- [Written problem]
Wherever the word "this" turns up in a line of the entries, copy that line.

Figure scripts
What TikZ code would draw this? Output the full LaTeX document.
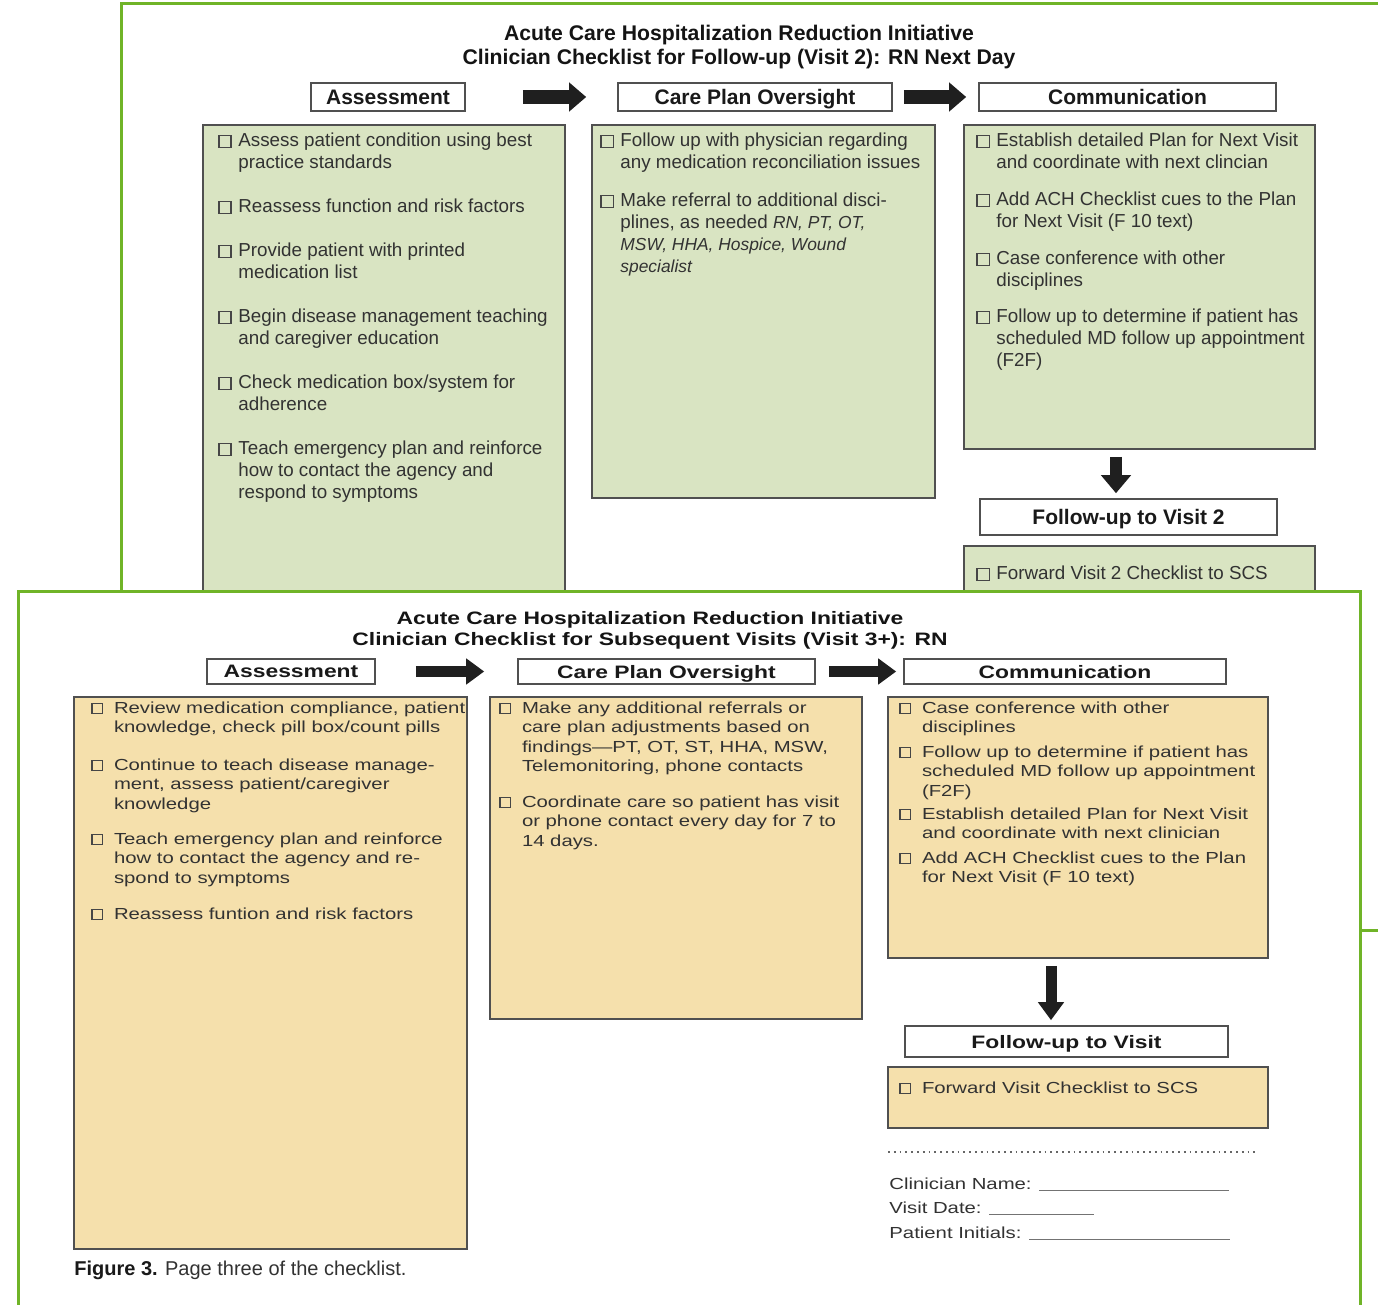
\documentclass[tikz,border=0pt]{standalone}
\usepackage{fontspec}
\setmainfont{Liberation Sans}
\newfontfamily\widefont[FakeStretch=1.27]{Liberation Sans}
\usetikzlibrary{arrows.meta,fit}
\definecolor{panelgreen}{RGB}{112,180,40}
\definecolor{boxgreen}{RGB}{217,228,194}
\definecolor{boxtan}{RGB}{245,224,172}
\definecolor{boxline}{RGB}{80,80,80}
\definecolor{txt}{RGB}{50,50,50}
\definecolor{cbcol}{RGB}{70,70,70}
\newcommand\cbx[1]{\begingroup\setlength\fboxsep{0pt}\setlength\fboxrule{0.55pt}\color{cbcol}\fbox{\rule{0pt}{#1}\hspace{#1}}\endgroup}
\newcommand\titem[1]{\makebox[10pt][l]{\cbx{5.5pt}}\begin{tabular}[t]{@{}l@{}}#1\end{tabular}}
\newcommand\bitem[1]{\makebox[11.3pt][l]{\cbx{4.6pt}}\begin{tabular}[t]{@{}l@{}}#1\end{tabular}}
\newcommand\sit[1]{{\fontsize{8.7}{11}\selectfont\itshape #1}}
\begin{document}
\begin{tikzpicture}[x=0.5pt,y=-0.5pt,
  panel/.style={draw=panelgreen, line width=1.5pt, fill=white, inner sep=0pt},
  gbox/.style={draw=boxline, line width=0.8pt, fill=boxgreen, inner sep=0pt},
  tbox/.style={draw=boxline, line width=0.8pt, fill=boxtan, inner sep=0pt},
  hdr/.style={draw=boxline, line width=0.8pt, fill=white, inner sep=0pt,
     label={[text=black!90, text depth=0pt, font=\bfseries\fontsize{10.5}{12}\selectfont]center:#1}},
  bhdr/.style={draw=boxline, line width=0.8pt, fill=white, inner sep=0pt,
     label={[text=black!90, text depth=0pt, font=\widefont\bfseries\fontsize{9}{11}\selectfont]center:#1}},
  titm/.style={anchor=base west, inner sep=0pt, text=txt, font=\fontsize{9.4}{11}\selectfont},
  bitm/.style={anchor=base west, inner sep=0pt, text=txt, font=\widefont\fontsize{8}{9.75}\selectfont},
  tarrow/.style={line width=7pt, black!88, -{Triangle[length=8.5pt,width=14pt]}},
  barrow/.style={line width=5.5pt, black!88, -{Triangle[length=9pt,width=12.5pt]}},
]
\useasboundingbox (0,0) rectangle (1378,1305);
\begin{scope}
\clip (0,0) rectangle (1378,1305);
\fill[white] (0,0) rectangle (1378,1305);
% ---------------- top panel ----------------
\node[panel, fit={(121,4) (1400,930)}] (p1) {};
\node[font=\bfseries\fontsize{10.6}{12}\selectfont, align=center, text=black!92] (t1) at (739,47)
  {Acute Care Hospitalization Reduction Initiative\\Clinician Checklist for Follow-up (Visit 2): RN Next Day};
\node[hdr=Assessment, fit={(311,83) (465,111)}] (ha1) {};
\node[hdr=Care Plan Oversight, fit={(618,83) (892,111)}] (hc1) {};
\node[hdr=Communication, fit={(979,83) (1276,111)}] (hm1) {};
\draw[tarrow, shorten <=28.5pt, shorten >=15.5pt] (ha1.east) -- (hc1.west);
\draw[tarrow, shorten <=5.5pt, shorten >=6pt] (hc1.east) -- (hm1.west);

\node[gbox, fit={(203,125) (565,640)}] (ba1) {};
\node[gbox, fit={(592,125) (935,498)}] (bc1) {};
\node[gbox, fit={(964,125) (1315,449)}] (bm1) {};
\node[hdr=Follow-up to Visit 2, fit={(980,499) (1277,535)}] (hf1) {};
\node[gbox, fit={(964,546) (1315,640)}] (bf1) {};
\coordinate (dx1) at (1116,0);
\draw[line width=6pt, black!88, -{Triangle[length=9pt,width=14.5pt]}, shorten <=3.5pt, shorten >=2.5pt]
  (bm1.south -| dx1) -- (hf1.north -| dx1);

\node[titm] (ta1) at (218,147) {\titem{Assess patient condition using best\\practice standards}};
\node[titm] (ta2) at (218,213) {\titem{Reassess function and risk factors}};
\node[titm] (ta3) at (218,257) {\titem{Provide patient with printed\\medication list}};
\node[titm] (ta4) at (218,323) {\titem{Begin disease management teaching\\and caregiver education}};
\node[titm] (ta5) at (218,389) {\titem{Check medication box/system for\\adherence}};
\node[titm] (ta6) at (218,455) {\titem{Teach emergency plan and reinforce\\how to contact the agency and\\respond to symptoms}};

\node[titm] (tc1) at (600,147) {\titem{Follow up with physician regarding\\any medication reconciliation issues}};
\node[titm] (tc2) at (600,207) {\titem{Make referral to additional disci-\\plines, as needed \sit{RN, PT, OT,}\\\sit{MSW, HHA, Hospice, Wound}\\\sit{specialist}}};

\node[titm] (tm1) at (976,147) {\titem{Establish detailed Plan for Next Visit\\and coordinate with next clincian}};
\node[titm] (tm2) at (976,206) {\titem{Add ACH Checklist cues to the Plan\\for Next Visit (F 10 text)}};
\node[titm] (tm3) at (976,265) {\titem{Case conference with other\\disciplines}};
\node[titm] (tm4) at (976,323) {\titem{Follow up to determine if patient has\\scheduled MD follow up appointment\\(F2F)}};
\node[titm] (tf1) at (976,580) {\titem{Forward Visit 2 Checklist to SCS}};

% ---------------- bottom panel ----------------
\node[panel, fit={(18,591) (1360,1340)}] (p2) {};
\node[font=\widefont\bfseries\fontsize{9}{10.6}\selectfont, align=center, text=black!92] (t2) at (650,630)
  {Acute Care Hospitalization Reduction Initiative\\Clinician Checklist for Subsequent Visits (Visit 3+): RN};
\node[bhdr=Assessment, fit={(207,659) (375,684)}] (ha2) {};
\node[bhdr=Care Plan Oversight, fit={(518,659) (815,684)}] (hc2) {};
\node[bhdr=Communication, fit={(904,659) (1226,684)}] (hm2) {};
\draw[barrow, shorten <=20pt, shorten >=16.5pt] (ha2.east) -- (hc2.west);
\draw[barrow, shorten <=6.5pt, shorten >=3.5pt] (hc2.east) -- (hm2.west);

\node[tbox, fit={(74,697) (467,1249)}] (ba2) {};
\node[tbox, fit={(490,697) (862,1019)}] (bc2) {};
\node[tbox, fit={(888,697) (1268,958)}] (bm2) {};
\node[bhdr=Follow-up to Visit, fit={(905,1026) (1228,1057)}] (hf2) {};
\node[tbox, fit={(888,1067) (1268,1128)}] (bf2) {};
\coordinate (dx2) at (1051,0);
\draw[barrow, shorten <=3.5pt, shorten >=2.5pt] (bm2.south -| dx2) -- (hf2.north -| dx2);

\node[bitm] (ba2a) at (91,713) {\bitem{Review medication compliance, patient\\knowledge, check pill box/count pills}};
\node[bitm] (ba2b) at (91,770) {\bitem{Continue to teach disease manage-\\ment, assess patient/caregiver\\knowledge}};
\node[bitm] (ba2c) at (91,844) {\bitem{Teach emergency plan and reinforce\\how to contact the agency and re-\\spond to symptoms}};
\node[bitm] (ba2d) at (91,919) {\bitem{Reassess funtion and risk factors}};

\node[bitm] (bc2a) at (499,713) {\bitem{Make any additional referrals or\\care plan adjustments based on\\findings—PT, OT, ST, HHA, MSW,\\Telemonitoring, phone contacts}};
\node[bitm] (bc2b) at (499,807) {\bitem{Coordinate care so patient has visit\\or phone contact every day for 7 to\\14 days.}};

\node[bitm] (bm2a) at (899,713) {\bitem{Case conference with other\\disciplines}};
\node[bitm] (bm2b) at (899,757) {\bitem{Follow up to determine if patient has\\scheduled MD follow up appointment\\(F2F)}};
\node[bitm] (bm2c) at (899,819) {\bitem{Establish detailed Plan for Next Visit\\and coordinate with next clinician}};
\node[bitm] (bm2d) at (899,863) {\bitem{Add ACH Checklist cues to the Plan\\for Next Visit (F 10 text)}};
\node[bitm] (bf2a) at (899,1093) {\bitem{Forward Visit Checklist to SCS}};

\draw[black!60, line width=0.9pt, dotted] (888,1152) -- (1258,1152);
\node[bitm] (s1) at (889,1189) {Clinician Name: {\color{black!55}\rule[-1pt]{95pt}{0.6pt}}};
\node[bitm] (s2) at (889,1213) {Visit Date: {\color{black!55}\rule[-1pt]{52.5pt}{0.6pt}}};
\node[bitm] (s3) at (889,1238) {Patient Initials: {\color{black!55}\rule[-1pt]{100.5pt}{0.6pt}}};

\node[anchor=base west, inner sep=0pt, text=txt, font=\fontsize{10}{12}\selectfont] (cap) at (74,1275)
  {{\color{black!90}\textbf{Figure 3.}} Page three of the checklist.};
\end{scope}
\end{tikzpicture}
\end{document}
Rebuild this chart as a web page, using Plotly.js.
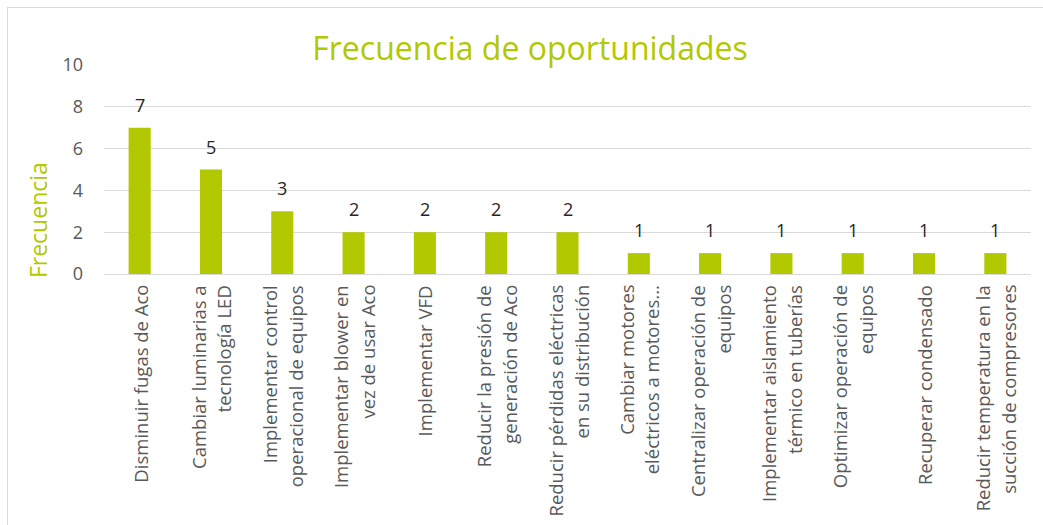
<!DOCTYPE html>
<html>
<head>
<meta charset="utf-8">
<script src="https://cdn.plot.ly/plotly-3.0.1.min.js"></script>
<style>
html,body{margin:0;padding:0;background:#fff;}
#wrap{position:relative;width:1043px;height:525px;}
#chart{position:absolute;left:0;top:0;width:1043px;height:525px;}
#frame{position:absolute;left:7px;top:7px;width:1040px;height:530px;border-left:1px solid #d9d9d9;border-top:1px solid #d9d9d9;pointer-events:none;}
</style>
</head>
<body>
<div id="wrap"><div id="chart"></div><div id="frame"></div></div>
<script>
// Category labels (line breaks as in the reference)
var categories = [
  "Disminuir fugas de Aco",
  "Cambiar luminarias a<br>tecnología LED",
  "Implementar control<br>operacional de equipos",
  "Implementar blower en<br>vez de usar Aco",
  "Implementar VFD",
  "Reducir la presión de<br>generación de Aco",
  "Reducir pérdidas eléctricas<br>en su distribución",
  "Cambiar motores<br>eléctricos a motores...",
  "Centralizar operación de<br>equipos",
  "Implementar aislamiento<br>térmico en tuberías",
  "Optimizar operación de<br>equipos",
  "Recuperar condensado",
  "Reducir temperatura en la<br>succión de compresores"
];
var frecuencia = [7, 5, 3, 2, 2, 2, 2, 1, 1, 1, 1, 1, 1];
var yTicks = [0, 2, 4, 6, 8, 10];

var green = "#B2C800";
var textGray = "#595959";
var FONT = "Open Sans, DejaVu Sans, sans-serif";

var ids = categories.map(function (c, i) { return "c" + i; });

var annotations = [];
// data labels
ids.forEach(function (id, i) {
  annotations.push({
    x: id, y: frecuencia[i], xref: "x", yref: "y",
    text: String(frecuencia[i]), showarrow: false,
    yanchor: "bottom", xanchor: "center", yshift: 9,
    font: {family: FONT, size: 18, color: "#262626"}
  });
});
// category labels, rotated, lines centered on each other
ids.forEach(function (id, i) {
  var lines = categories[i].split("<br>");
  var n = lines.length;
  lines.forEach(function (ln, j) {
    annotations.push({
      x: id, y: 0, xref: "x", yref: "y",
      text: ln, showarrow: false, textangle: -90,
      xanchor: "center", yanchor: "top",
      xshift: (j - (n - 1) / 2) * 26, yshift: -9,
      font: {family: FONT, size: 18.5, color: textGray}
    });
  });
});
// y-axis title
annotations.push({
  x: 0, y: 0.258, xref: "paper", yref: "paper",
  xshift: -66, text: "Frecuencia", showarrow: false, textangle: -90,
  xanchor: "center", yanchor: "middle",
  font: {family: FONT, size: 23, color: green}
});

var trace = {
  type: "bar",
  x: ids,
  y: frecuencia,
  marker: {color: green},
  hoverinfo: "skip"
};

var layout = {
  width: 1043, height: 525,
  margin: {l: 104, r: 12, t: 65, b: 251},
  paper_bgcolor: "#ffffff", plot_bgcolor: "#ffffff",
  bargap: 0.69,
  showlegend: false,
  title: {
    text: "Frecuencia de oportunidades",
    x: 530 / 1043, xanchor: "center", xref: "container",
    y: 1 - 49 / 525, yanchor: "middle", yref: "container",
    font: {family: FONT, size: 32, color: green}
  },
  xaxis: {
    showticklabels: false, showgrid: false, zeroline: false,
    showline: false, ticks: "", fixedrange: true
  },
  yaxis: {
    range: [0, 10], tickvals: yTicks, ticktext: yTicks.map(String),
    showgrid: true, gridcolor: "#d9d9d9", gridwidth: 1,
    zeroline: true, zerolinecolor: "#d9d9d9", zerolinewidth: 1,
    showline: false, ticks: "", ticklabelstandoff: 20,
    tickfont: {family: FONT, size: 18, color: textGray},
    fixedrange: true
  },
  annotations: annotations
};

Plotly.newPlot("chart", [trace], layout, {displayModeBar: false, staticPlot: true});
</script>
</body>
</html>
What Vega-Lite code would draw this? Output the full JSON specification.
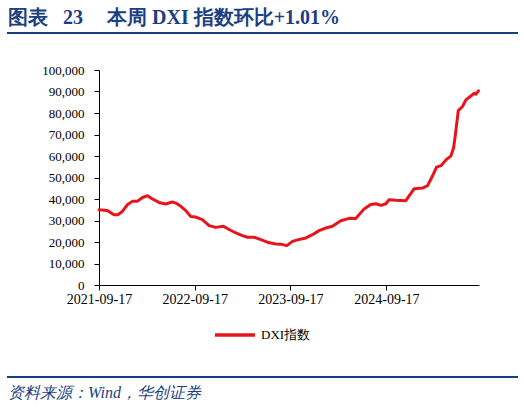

- [Exercise output]
What TikZ code would draw this? Output the full LaTeX document.
Rebuild this chart as a web page, using Plotly.js.
What Vega-Lite code would draw this? Output the full JSON specification.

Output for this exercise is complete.